Modeling integrin and plasma-polymerized pyrrole interactions: chemical diversity relevance for cell regeneration

Protein-engineered biomaterials represent a powerful approach to increase biofunctional activity like tissue repair and celular proliferation. Among these materials, integrins and the development of their specific interactions with plasma-polymerized pyrrole (PPPy) are promising biomaterial for tissue regeneration. In this paper, we studied the molecular recognition in the active site of three integrins (α5β1, αvβ3 and αIIbβ3) with PPPy using the structure proposed by Kumar et al. PPPy molecule has three sites to incorporate different species, we worked mainly with the functional groups, –NH(2) and –OH groups according to our IR spectroscopic results.
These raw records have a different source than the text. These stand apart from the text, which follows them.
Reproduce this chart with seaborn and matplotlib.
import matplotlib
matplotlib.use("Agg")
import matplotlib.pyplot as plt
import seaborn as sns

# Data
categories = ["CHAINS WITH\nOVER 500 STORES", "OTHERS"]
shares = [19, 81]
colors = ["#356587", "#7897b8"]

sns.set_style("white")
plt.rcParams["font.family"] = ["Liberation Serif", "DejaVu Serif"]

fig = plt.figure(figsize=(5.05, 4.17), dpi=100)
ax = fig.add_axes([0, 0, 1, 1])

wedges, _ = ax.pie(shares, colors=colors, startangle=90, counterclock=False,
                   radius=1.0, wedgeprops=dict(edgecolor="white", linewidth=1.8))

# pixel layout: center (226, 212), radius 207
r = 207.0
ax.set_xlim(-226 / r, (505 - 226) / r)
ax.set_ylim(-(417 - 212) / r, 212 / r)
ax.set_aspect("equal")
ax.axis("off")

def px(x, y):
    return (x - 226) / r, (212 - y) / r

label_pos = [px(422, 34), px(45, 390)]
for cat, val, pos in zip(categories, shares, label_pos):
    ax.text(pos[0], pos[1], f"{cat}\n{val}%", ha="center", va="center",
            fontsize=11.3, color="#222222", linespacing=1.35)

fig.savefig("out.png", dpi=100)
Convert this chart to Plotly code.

We carried out docking studies to find the better conformational couplings and to determine electrostatic (ΔG(elec)) and non-electrostatic (ΔG(non-elec)) contributions to the binding free energy (ΔG(b)) of these complexes we used Adaptive Poisson-Bolztmann program (APBS). Our results indicated that when incorporating -1H-azirine, -NH(2) or –OH group in PPPy structure, interactions with integrins were favorable, as indicated by correspondent ΔG(b) values. These interactions were mainly triggered by Coulomb interactions, an important term in the electrostatic component. Furthermore, our studies suggest that some residues of integrins α5β1, αvβ3 and αIIbβ3 like aspartates are important for the binding to PPPy structures. Detailed interactions between integrin α5β1 and PPPy structures were revealed by molecular dynamics simulations. We used this particular integrin structure because of its favorable ΔG(b) as well as its major cellular receptor for the extracellular matrix protein fibronectin. Clustering analysis allowed us to carry out focused docking studies and to determine the time evolution of the ΔG(b) values. By incorporating -NH(2) into PPPy structure, ΔG(b) values were very favorable during the course of the dynamics simulations by the establishment of hydrogen bonds with Asn224 and/orAsp227 residues, which are part of the integrin α5β1 pocket. However, for the integrin α5β1-PPPy-1H-azirine complex and the rest of the functional groups, the ΔG(b) values were less favorable, although PPPy was found at a distance of less than 5 Å from the active site residues. This work is complementary to the previous studies made employing PPPy nanoparticles for a variety of tissue engineering applications, and were done to enlighten the role played by the amino group of the PPPy in its integrin recognition process.